Boston school officials have decided against changing the start times for elementary, middle, and K-8 schools for next fall, saying they need more time to conduct an analysis and consult with the community, officials announced Friday night.

“There are no plans at this time to make changes to start and end times for the upcoming school year as it’s important that we take the time to work with the entire school community through this process,” the School Department said.

School officials have been eyeing changes to start times in an effort to reduce busing costs, which represent about 10 percent of the department’s $1 billion budget. It was one of 10 measures in a long-term financial plan released this fall.


But the possible changes have created tension across the school system because start times are a key reason parents pick a school for their children, often to fit into their work schedules.

The possible cost-cutting measure was also being considered as other parents were beginning the process of choosing schools for the next school year.

In response to growing concerns, the Boston Teachers Union’s executive board passed a resolution Wednesday urging the School Department to hold a series of community meetings before making any changes to start times.

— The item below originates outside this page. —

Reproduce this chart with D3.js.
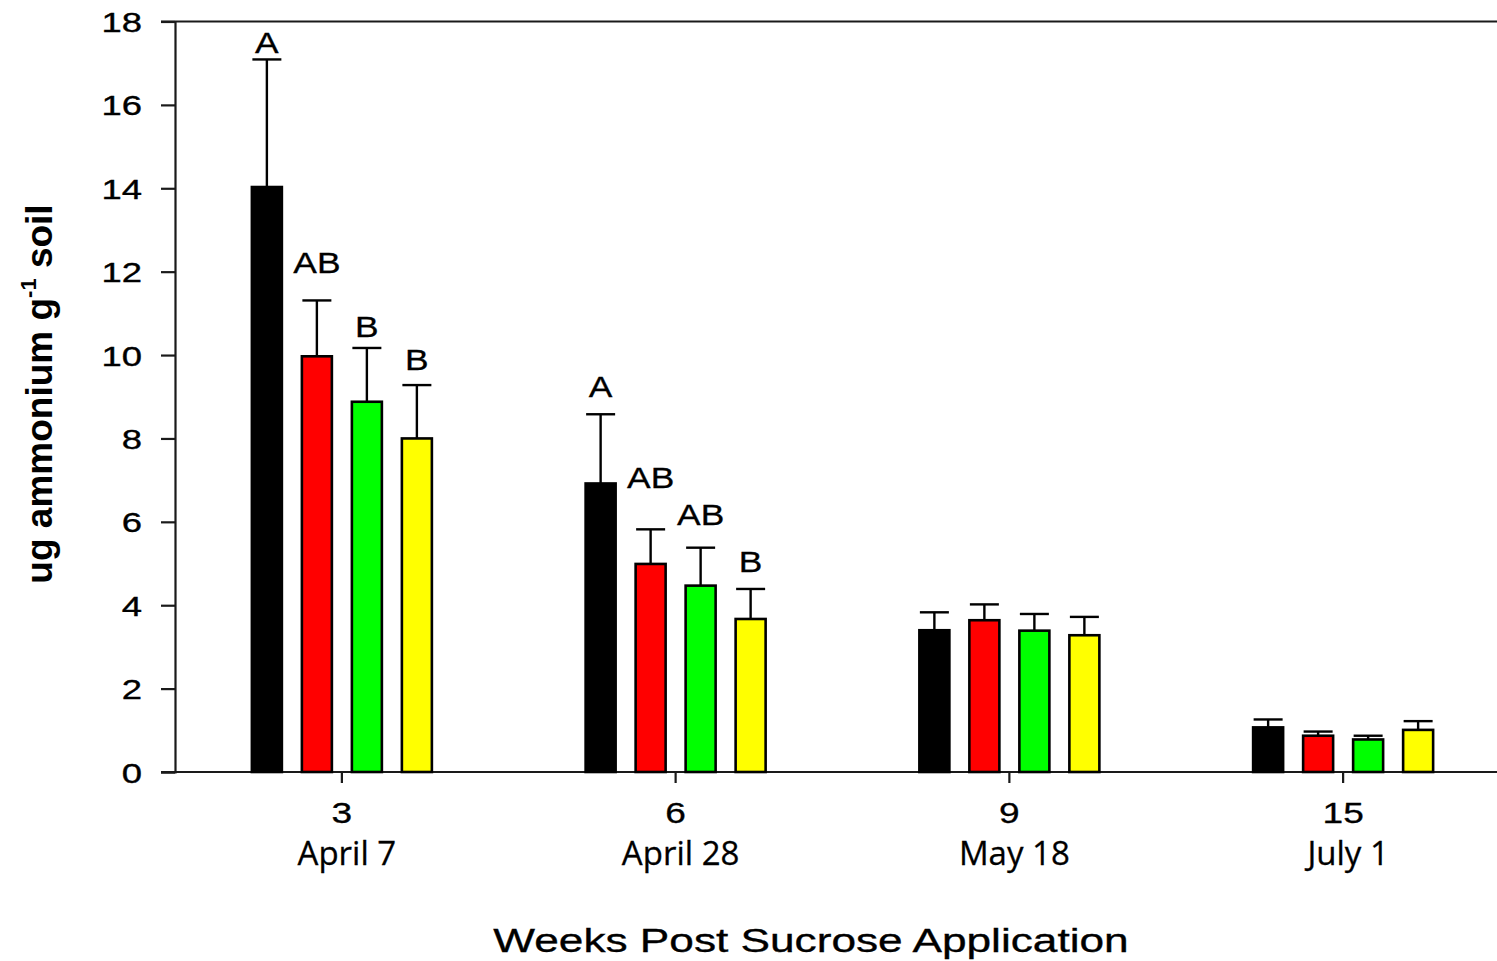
<!DOCTYPE html>
<html>
<head>
<meta charset="utf-8">
<script src="https://cdn.jsdelivr.net/npm/d3@7/dist/d3.min.js"></script>
<style>
  html, body { margin: 0; padding: 0; background: #fff; }
  svg { display: block; }
</style>
</head>
<body>
<svg id="chart" width="1497" height="961"></svg>
<script>
// Sampling weeks after sucrose application and the matching calendar dates
const weeks = ["3", "6", "9", "15"];
const dates = ["April 7", "April 28", "May 18", "July 1"];

// Treatments (bar order within each week) and their fill colours
const treatments = ["T1", "T2", "T3", "T4"];
const colors = ["#000000", "#ff0000", "#00ff00", "#ffff00"];

// Mean soil ammonium (ug g-1 soil) per treatment, one value per week
const meanT1 = [14.03, 6.92, 3.40, 1.07];
const meanT2 = [9.97, 4.99, 3.64, 0.87];
const meanT3 = [8.88, 4.47, 3.39, 0.78];
const meanT4 = [8.00, 3.67, 3.28, 1.01];

// Standard errors (upper bars only)
const seT1 = [3.06, 1.66, 0.43, 0.19];
const seT2 = [1.34, 0.83, 0.38, 0.10];
const seT3 = [1.29, 0.91, 0.40, 0.09];
const seT4 = [1.28, 0.72, 0.44, 0.21];

// Mean-separation letters (weeks 3 and 6) and the level each letter sits at
const lettersWk3 = ["A", "AB", "B", "B"];
const lettersWk6 = ["A", "AB", "AB", "B"];
const letterLevelWk3 = [17.24, 11.98, 10.43, 9.64];
const letterLevelWk6 = [8.99, 6.81, 5.92, 4.79];

// Y axis ticks
const yTicks = [0, 2, 4, 6, 8, 10, 12, 14, 16, 18];

const means = [meanT1, meanT2, meanT3, meanT4];
const ses = [seT1, seT2, seT3, seT4];

const rows = [];
weeks.forEach((w, i) => {
  treatments.forEach((t, j) => {
    rows.push({ week: w, trt: t, idx: j, mean: means[j][i], se: ses[j][i] });
  });
});

const letterRows = [];
[[weeks[0], lettersWk3, letterLevelWk3], [weeks[1], lettersWk6, letterLevelWk6]].forEach(([w, ls, lv]) => {
  ls.forEach((l, j) => letterRows.push({ week: w, trt: treatments[j], text: l, level: lv[j] }));
});

const svg = d3.select("#chart");
const plotLeft = 175, plotRight = 1510, plotTop = 21.5, plotBottom = 772;

const y = d3.scaleLinear().domain([0, 18]).range([plotBottom, plotTop]);
const x0 = d3.scaleBand().domain(weeks).range([plotLeft, plotRight]).padding(0);
const x1 = d3.scaleBand().domain(treatments).range([-100, 100]).paddingInner(0.36).paddingOuter(0.18);
const center = w => x0(w) + x0.bandwidth() / 2;
const barCenter = d => center(d.week) + x1(d.trt) + x1.bandwidth() / 2;

const AXIS = "#1a1a1a";
const WIDE = 1.35;   // horizontal widening of the Arial tick labels
const ARIAL = "'Liberation Sans', Arial, sans-serif";

// Frame: top line and baseline, both running to the right edge
svg.append("line").attr("x1", plotLeft - 14).attr("x2", 1497).attr("y1", y(18)).attr("y2", y(18))
  .attr("stroke", AXIS).attr("stroke-width", 2.2);
svg.append("line").attr("x1", plotLeft - 14).attr("x2", 1497).attr("y1", y(0)).attr("y2", y(0))
  .attr("stroke", AXIS).attr("stroke-width", 2.2);

// Y axis
const yAxis = d3.axisLeft(y).tickValues(yTicks).tickSize(14).tickSizeOuter(14).tickFormat(d3.format("d"));
const yg = svg.append("g").attr("transform", `translate(${plotLeft},0)`).call(yAxis);
yg.select(".domain").attr("stroke", AXIS).attr("stroke-width", 2.2);
yg.selectAll(".tick line").attr("stroke", AXIS).attr("stroke-width", 2.2);
yg.selectAll(".tick text").remove();
yg.selectAll(".tick").append("text")
  .attr("transform", `translate(-33,10) scale(${WIDE},1)`)
  .attr("text-anchor", "end")
  .attr("fill", "#000").attr("stroke", "#000").attr("stroke-width", 0.35)
  .style("font-family", ARIAL)
  .style("font-size", "27px")
  .text(d => d);

// X axis ticks (category centres)
const xAxis = d3.axisBottom(x0).tickSize(11).tickSizeOuter(0).tickFormat("");
const xg = svg.append("g").attr("transform", `translate(0,${plotBottom})`).call(xAxis);
xg.select(".domain").remove();
xg.selectAll(".tick line").attr("stroke", AXIS).attr("stroke-width", 2.2);

// Week numbers
svg.append("g").selectAll("text").data(weeks).join("text")
  .attr("transform", w => `translate(${center(w)},823) scale(1.28,1)`)
  .attr("text-anchor", "middle")
  .attr("stroke", "#000").attr("stroke-width", 0.3)
  .style("font-family", ARIAL)
  .style("font-size", "29px")
  .text(w => w);

// Calendar dates
svg.append("g").selectAll("text").data(weeks).join("text")
  .attr("x", w => center(w) + 5)
  .attr("y", 865)
  .attr("text-anchor", "middle")
  .attr("stroke", "#000").attr("stroke-width", 0.3)
  .style("font-family", "'Open Sans', sans-serif")
  .style("font-size", "33px")
  .text((w, i) => dates[i]);

// Bars
svg.append("g").selectAll("rect").data(rows).join("rect")
  .attr("x", d => center(d.week) + x1(d.trt) + 1)
  .attr("width", x1.bandwidth() - 2)
  .attr("y", d => y(d.mean))
  .attr("height", d => y(0) - y(d.mean))
  .attr("fill", d => colors[d.idx])
  .attr("stroke", "#000")
  .attr("stroke-width", 2.6);

// Upper error bars
const eg = svg.append("g").attr("stroke", "#000").attr("stroke-width", 2.4);
eg.selectAll("line.stem").data(rows).join("line").attr("class", "stem")
  .attr("x1", barCenter).attr("x2", barCenter)
  .attr("y1", d => y(d.mean)).attr("y2", d => y(d.mean + d.se));
eg.selectAll("line.cap").data(rows).join("line").attr("class", "cap")
  .attr("x1", d => barCenter(d) - 14.5).attr("x2", d => barCenter(d) + 14.5)
  .attr("y1", d => y(d.mean + d.se)).attr("y2", d => y(d.mean + d.se));

// Significance letters
svg.append("g").selectAll("text").data(letterRows).join("text")
  .attr("transform", d => `translate(${center(d.week) + x1(d.trt) + x1.bandwidth() / 2},${y(d.level)}) scale(1.22,1)`)
  .attr("text-anchor", "middle")
  .attr("stroke", "#000").attr("stroke-width", 0.3)
  .style("font-family", ARIAL)
  .style("font-size", "29px")
  .text(d => d.text);

// X axis title
svg.append("text")
  .attr("transform", "translate(811,952) scale(1.3,1)")
  .attr("text-anchor", "middle")
  .attr("stroke", "#000").attr("stroke-width", 0.35)
  .style("font-family", ARIAL)
  .style("font-size", "34px")
  .text("Weeks Post Sucrose Application");

// Y axis title with superscript
const yt = svg.append("text")
  .attr("transform", "translate(52,394) rotate(-90)")
  .attr("text-anchor", "middle")
  .style("font-family", ARIAL)
  .style("font-weight", "bold")
  .style("font-size", "37px");
yt.append("tspan").text("ug ammonium g");
yt.append("tspan").attr("dy", -16).style("font-size", "22px").text("-1");
yt.append("tspan").attr("dy", 16).text(" soil");
</script>
</body>
</html>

Richard Stutman, the union president, said he was glad the department was not going to push any changes through for next fall. “I’m glad they listened to the feedback,” Stutman said.

School officials also will not make a presentation on start times to the School Committee next Wednesday, officials said.

Deputy Superintendent Donna Muncey told principals last month that the department was planning to change the start times at an unspecified number of schools for next fall and would not consider any requests from individual schools, a departure from past practice.


The goal is to have a more even distribution of schools across the system’s three start times: 7:30 a.m., 8:30 a.m., and 9:30 a.m. That, in turn, would allow more buses to do three runs instead of two.

Currently, three-quarters of the schools start at 8:30 or 9:30 a.m., according to a Globe analysis of bell schedules for nearly 100 city-run elementary, middle, and K-8 schools and early childhood centers.

But the number represents less than half the schools the School Department buses students to. Under state law, it must also bus students to private, parochial, and charter schools.

The department buses students to 109 schools at or near 7:30 a.m., 128 at 8:30 a.m., and 54 at 9:30 a.m.